(Code that draws figures)

-- start --

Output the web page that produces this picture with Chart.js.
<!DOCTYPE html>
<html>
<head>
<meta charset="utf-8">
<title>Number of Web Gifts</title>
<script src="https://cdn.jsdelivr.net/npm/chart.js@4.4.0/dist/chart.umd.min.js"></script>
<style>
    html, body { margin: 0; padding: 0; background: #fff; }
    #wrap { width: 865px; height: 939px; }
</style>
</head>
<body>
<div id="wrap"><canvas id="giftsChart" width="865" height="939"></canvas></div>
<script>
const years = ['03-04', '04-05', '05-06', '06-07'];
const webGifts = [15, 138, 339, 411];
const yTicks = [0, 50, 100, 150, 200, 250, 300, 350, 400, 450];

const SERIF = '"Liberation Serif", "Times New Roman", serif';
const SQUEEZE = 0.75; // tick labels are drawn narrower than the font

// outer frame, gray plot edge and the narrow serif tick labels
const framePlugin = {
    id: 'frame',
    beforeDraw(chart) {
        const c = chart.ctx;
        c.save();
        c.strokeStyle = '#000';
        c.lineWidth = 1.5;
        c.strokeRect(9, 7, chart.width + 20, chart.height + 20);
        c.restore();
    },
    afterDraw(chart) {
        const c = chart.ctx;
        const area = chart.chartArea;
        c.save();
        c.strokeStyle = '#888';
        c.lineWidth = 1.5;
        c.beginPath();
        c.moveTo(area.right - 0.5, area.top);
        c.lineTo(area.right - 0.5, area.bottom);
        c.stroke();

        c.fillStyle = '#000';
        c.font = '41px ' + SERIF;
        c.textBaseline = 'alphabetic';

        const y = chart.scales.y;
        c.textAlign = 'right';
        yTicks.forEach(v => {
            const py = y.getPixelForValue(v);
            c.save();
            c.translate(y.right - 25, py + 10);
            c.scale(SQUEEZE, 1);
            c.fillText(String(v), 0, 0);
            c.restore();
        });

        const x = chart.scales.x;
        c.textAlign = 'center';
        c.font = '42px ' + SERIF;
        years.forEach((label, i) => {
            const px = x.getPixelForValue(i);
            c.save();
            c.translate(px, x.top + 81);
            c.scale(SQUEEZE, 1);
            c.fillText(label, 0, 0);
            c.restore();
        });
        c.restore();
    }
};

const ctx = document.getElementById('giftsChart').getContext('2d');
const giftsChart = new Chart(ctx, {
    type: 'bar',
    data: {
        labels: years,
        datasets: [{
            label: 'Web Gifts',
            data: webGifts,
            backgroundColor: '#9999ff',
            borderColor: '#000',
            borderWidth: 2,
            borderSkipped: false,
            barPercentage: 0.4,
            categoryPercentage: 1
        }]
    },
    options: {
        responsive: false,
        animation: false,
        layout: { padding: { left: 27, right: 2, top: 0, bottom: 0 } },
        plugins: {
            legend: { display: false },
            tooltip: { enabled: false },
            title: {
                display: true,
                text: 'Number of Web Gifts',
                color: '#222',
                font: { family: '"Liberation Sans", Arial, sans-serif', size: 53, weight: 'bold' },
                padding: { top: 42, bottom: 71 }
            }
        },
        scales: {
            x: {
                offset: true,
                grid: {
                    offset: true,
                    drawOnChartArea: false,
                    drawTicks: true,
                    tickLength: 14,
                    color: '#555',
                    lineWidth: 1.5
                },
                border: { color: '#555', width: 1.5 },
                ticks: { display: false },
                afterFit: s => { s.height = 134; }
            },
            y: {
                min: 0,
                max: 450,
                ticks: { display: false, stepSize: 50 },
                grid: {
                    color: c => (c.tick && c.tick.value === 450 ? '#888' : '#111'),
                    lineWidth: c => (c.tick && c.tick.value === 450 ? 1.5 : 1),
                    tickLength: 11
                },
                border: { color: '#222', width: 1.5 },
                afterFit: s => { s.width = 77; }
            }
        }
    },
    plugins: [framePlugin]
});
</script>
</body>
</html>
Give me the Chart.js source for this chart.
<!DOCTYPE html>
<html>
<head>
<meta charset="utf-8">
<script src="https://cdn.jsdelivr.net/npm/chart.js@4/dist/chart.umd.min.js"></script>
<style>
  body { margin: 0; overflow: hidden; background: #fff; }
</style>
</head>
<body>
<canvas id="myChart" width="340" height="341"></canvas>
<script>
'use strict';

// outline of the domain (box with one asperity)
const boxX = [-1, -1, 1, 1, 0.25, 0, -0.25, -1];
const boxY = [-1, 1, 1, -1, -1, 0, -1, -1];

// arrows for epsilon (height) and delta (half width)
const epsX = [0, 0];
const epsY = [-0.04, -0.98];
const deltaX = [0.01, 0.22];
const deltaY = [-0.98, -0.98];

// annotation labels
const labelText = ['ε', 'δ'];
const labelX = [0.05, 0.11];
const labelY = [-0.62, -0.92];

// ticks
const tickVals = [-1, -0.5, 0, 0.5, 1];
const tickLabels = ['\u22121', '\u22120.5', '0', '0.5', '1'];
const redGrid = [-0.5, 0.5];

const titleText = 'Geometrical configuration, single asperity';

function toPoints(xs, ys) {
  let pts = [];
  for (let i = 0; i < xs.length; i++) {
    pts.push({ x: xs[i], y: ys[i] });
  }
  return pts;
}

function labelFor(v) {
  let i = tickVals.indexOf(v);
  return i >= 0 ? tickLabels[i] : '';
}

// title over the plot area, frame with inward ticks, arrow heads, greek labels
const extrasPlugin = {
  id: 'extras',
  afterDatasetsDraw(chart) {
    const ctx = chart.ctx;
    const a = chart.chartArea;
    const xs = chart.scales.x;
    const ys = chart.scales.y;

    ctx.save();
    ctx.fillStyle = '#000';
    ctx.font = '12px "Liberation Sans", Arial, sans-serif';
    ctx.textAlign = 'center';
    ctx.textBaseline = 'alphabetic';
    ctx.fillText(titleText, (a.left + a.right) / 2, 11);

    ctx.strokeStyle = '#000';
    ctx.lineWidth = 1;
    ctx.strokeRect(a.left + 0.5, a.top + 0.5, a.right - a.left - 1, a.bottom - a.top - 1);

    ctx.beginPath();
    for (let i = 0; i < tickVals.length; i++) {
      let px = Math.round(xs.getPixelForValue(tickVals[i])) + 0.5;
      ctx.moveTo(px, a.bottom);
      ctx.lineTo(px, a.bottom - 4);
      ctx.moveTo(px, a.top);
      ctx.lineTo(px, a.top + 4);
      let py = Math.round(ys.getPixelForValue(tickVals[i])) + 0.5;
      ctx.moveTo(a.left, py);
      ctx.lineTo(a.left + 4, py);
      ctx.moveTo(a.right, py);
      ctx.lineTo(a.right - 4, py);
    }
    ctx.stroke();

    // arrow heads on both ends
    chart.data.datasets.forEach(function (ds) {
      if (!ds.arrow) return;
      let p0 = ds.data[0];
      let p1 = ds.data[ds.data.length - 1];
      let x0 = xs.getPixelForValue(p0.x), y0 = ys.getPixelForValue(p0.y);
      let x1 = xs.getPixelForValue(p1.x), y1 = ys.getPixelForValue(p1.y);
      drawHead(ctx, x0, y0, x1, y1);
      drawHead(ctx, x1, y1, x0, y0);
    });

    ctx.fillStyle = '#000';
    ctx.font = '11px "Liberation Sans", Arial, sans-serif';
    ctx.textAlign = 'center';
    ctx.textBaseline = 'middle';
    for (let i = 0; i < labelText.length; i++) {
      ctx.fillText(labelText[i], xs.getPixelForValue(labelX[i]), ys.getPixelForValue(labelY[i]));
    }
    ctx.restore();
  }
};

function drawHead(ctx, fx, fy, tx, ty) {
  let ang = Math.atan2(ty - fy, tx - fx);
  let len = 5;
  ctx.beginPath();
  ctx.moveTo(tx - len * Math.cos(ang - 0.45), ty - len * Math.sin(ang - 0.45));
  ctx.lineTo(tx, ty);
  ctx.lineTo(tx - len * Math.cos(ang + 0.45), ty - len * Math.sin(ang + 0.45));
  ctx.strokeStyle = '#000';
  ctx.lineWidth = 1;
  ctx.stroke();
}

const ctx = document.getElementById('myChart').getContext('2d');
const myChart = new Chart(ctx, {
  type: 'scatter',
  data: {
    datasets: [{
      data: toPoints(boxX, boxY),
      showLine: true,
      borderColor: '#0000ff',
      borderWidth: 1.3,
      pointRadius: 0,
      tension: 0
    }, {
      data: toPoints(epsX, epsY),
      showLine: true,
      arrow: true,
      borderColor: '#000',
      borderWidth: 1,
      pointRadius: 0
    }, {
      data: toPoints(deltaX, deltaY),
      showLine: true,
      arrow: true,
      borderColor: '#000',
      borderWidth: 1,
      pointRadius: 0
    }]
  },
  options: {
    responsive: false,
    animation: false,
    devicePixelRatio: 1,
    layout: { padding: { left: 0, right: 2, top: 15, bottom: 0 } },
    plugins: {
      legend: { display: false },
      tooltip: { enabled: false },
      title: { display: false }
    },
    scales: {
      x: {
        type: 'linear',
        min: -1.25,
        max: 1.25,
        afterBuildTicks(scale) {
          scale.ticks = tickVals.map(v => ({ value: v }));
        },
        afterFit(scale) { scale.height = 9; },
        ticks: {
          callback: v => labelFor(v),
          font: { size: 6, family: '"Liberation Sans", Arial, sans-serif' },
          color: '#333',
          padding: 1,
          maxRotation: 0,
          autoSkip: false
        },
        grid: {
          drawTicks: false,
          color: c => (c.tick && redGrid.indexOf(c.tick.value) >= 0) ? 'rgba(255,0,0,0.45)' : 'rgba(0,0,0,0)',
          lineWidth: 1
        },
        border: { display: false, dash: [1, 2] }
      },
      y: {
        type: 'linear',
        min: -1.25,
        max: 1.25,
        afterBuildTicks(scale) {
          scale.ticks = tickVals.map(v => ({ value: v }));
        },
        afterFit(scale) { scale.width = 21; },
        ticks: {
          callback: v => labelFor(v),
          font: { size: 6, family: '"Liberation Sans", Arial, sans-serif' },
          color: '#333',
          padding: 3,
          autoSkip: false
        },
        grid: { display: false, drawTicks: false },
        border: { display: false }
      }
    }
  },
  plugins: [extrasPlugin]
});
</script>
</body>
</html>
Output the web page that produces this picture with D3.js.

-- end --

▶ **THE EXERCISE**: Copy out only the lines running from the beginning of the data to the line with "const SQUEEZE = 0.75;", both ends included.

▶ **REPLY TO THE TASK**:
Output the web page that produces this picture with Chart.js.
<!DOCTYPE html>
<html>
<head>
<meta charset="utf-8">
<title>Number of Web Gifts</title>
<script src="https://cdn.jsdelivr.net/npm/chart.js@4.4.0/dist/chart.umd.min.js"></script>
<style>
    html, body { margin: 0; padding: 0; background: #fff; }
    #wrap { width: 865px; height: 939px; }
</style>
</head>
<body>
<div id="wrap"><canvas id="giftsChart" width="865" height="939"></canvas></div>
<script>
const years = ['03-04', '04-05', '05-06', '06-07'];
const webGifts = [15, 138, 339, 411];
const yTicks = [0, 50, 100, 150, 200, 250, 300, 350, 400, 450];

const SERIF = '"Liberation Serif", "Times New Roman", serif';
const SQUEEZE = 0.75; // tick labels are drawn narrower than the font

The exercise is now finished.